Lorsque la nouvelle fut connue, ce fut un déchaînement de la communauté européenne d’Alger. Le climat, déjà tendu par d’autres attentats – ceux-ci dans des lieux publics comme le « Milk-Bar » – tourna à la haine, quand les idées politiques d’Iveton furent révélées.
Les communistes français étaient dans l’embarras. D’une part, ils avaient des contacts espacés avec les communistes algériens, clandestins. Ils auraient de toute façon formellement déconseillé ce type d’action. La pose de bombes, même pour une bonne cause, même sans volonté de semer la mort, était contraire à leur culture. Aussi, aucune campagne de défense d’Iveton n’est-elle menée. Bien plus, la direction du PCF, dans un premier temps, interdit à l’avocat communiste Gaston Amblard de défendre Iveton.

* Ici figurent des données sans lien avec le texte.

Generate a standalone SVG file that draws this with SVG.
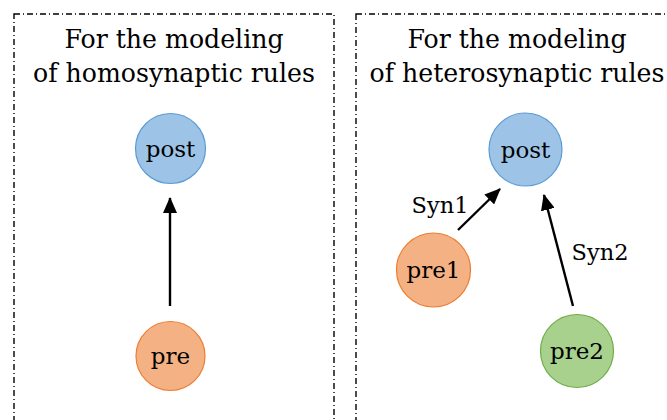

L’Humanité choisit durant deux semaines le silence. Position qui sera durement reprochée aux communistes français par la plupart des études publiées.
Le procès en flagrant délit, dans un climat d’hystérie, commença le samedi 18 novembre. Un jeune avocat du barreau d’Alger, Me Albert Smadja, est commis d’office. Dans n’importe quelle autre circonstance, l’accusé aurait été condamné à une peine de prison de quelques années : si l’acte de sabotage était attesté, il n’y avait eu ni mort, ni blessé, et il ne pouvait pas y en avoir, la programmation de l’heure de la déflagration en attestait. Qu’importe, la décision était prise avant même le début du procès. La peine de mort est prononcée le 25, soit onze jours après les faits.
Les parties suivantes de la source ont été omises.